Speaking at the fourth annual meeting of the intergovernmental organization in The Hague, Ward said Washington is concerned that Iran is developing “central nervous system–acting chemicals” for offensive military purposes.

Since 1997, Iran is a signatory to the Chemical Weapons Convention which includes 193 countries. The anti-chemical weapon's body which is managed by the (OPCW), resides in The Hague, Netherlands, and countries’ envoys to it are usually their ambassadors in the Netherlands.

Citing Iran’s violations of the treaty, Kenneth Ward gave three examples of Iranian malign activities. According to the U.S. ambassador, Iran failed to declare its capability to fill weapons with chemicals, didn’t announce the transfer of chemical-filled shells to Libya in the 80s, and markets CR gas as a riot control agent at defense expos.

According to the Washington Post, in 2011, U.S. officials said that chemical munitions uncovered the same year by rebels in Libya appeared to have originated from Iran.

Following a new—and actually not so new—accusation, the Iranian regime’s president, Hassan Rouhani, and his foreign minister, Javad Zarif, hurried to cover up the mess.

Two weeks earlier, Jahan-e Sanat newspaper complained about the new U.S. administration, remembering the Obama administration nostalgically: “By declaring Iran non-compliant with chemical weapons treaties, the Trump administration wants to demonstrate a clear turn from Obama administration, which refrained from issuing such declarations while trying to reach the 2018 nuclear deal.”

Bahram Qasemi, Iranian spokesperson for the foreign ministry denied U.S. allegations and said: “The reason for such claims is animosity towards the Iranian people.”

Meanwhile, in a tweet, Zarif considered U.S. “accusation” against the Iranian regime “dangerous.”

Ironically, after the fall of Saddam Hussein in Iraq, the Iranian regime tried to blame the Iranian opposition, particularly the People’s Mojahedin of Iran (PMOI/MEK), for the chemical atrocities that the Iranian regime itself perpetrated during the Iran-Iraq war back in the 80s.

In October 2004, PMOI issued a statement and revealed that the Iranian regime was planning to employ lawyers to blame its own atrocities in Halabja during the Iran-Iraq war on the Iranian opposition.

The chemical attack against Kurdish dissidents in Halabja took place during the last days of the Iran-Iraq war. At least three thousand civilians died during the attack. According to the Federation of American Scientists, the poison gas attack on Halabja was the largest-scale chemical weapons attack against a civilian population in contemporary history.

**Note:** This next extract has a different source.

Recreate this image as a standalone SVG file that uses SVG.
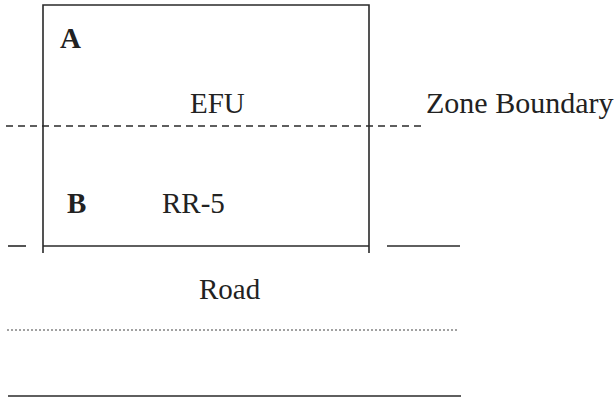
<svg xmlns="http://www.w3.org/2000/svg" width="615" height="398" viewBox="0 0 615 398">
<style>
.t{font-family:"Liberation Serif","Times New Roman",serif;font-size:29px;fill:#222}
.b{font-weight:bold}
.ln{stroke:#2a2a2a;stroke-width:1.6;fill:none}
.dash{stroke:#2a2a2a;stroke-width:1.4;stroke-dasharray:7,5;fill:none}
.dot{stroke:#444;stroke-width:1;stroke-dasharray:2,2;fill:none}
</style>
<rect width="615" height="398" fill="#fff"/>
<g id="parcel">
<path class="ln" d="M43,253 V5 H369 V253"/>
<path class="ln" d="M43,246 H369"/>
</g>
<g id="lines">
<path class="dash" d="M6,126 H422"/>
<path class="ln" d="M8,246 H26"/>
<path class="ln" d="M387,246 H460"/>
<path class="dot" d="M7,330 H458"/>
<path class="ln" d="M8,396 H461"/>
</g>
<g id="labels">
<text class="t b" x="60" y="48">A</text>
<text class="t" x="190" y="113">EFU</text>
<text class="t" x="426" y="113" style="font-size:30px">Zone Boundary</text>
<text class="t b" x="67" y="213">B</text>
<text class="t" x="162" y="213">RR-5</text>
<text class="t" x="199" y="299">Road</text>
</g>
</svg>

While the attack was perpetrated by the Iranian regime to get rid of Kurdish dissidents amidst the chaos of the last days of the war, the regime’s propaganda machine was very successful in painting Saddam Hussein as the accused party.

Approximately a year after the PMOI warned about Iran’s attempts to blame the resistance for the chemical attack, Emmanuel Ludot, a French jurist and lawyer of the former Iraqi head of state, unveiled a proposal made to him by the then Iranian regime’s ambassador to France, Sadeq Kharrazi, asking him to attribute the gassing of Iraqi Kurds to the MEK. In an interview with the Franco-English television network, ARTE, Ludot said, “The Iranian ambassador told me [to] say Iranians did not gas the Kurds … [that] this was the work of the MEK.”

Later that year in another interview with Aljazeera television Emmanuel Ludot said: “I want to tell you a secret that may have dire consequences for me. The Iranian ambassador asked me personally to the embassy… the Ambassador told me to let’s make an agreement. We will say that Saddam didn’t attack the Kurds with [chemical] gas and you say that the Iranians didn’t attack the Kurds with gas. Then we will present a case that the PMOI has used these gases against the Kurds. Thus, the guilt will be on someone else and all of us will be safe. What do you think?”